*SUPPLIED MATERIAL:*
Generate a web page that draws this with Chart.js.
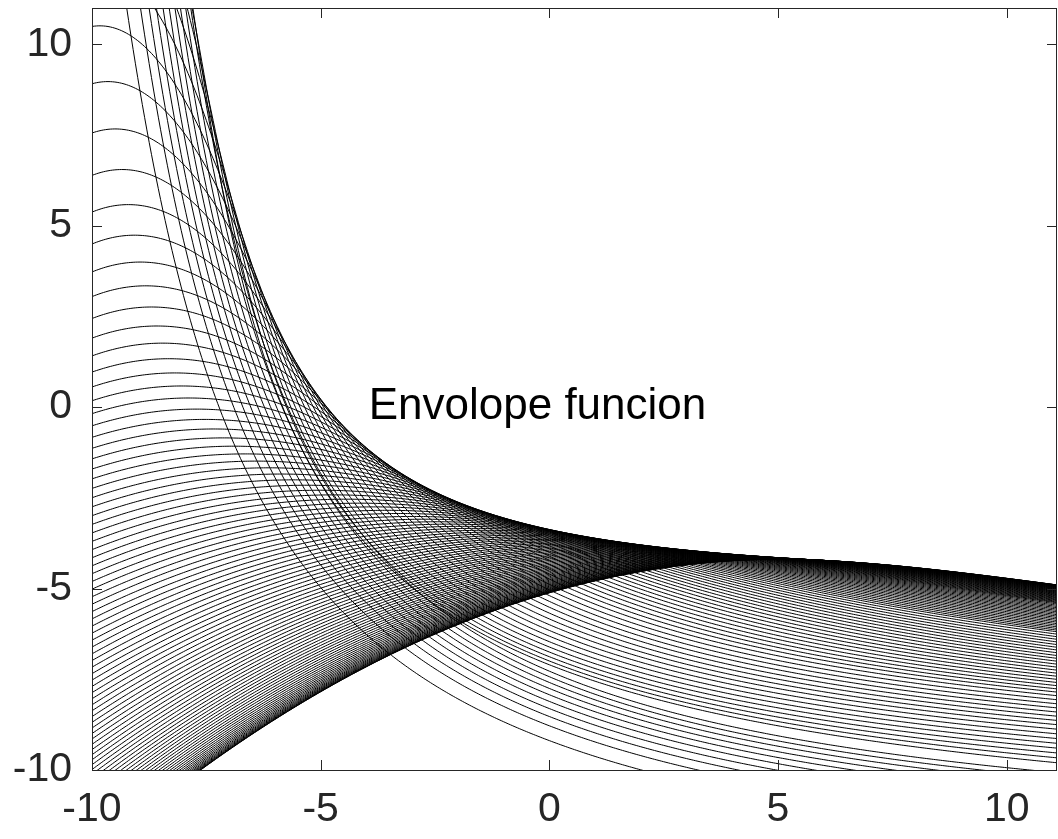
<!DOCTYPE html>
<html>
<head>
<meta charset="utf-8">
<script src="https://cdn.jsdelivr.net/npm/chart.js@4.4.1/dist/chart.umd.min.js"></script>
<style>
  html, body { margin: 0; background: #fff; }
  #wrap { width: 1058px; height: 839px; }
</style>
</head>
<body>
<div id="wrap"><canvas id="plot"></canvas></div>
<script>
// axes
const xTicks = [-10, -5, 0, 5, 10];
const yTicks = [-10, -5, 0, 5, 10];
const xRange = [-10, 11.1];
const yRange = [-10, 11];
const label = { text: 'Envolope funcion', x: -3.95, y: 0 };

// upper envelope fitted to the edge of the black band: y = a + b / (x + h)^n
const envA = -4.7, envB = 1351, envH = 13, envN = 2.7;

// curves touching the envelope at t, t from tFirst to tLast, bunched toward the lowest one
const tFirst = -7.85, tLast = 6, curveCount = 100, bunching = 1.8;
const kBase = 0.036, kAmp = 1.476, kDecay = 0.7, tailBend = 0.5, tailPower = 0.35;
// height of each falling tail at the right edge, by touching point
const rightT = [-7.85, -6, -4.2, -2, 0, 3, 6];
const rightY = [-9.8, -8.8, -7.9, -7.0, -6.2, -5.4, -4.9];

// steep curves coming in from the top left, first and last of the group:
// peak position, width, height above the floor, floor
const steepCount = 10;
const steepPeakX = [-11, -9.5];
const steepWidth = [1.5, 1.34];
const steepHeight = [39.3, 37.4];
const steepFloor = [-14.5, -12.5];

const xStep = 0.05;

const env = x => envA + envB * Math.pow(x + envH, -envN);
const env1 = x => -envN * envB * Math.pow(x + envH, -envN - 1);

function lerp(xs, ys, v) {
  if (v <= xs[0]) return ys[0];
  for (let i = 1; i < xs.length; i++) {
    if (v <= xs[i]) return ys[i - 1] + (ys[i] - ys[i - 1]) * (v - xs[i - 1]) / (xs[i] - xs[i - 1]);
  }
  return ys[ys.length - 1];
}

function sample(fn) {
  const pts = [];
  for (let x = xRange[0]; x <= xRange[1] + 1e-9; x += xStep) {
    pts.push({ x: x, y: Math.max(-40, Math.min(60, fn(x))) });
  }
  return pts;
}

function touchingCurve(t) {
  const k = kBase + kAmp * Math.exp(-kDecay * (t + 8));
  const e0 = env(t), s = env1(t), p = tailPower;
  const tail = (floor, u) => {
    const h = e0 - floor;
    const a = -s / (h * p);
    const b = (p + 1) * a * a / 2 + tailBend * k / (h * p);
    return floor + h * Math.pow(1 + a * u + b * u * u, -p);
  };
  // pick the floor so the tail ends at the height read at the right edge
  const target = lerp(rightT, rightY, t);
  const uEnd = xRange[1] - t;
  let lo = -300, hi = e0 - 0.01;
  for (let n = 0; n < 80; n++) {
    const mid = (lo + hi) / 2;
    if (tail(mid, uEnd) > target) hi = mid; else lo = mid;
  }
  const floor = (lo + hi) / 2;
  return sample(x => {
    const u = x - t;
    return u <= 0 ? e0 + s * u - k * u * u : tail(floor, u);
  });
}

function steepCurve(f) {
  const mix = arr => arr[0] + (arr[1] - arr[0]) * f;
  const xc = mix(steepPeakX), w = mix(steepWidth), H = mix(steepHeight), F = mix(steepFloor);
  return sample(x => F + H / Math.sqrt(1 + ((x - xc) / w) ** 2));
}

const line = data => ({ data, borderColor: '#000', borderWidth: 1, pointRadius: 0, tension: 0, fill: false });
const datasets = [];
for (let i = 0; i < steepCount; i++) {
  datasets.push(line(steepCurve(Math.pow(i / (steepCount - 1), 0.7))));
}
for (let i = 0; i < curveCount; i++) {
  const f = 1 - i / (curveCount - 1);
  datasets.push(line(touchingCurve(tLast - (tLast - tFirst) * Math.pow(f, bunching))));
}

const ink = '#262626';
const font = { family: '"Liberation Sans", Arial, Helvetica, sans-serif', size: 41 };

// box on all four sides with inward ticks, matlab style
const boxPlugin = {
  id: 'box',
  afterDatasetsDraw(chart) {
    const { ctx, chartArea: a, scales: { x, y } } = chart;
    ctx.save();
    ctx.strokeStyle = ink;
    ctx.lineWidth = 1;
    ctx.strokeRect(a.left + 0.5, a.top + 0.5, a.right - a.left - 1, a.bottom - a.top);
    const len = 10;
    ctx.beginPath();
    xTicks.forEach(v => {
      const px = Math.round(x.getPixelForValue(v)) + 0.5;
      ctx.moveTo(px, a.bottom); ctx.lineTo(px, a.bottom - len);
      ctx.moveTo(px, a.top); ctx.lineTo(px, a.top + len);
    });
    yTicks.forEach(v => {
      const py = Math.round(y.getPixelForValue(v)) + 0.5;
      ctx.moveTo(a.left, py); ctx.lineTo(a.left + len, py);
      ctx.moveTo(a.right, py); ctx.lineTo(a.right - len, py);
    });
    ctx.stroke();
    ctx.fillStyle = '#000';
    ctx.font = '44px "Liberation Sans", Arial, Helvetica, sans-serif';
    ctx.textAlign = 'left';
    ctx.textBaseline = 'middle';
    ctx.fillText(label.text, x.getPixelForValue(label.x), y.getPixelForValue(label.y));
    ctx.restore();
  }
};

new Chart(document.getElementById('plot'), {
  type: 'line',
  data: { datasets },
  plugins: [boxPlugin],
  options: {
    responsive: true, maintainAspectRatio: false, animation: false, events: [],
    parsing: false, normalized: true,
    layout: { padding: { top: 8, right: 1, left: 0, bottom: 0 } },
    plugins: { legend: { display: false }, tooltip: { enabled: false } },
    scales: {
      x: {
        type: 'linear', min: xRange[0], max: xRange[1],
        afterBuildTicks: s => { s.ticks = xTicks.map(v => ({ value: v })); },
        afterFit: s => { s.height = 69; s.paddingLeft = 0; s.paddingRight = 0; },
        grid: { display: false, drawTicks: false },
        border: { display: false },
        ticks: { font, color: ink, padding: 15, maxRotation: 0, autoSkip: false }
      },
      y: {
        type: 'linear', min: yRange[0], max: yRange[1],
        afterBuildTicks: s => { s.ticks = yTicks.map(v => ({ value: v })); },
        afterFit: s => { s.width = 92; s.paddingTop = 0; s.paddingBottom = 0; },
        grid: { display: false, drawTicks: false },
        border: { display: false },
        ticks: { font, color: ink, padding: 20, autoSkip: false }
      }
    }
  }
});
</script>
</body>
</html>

*TASK STATEMENT:* Restate, line by line and word for word, everything from the top of the material through the line that contains "-3.95, y: 0". Leave pictures out.

*SOLUTION FOR THIS PROBLEM:*
Generate a web page that draws this with Chart.js.
<!DOCTYPE html>
<html>
<head>
<meta charset="utf-8">
<script src="https://cdn.jsdelivr.net/npm/chart.js@4.4.1/dist/chart.umd.min.js"></script>
<style>
  html, body { margin: 0; background: #fff; }
  #wrap { width: 1058px; height: 839px; }
</style>
</head>
<body>
<div id="wrap"><canvas id="plot"></canvas></div>
<script>
// axes
const xTicks = [-10, -5, 0, 5, 10];
const yTicks = [-10, -5, 0, 5, 10];
const xRange = [-10, 11.1];
const yRange = [-10, 11];
const label = { text: 'Envolope funcion', x: -3.95, y: 0 };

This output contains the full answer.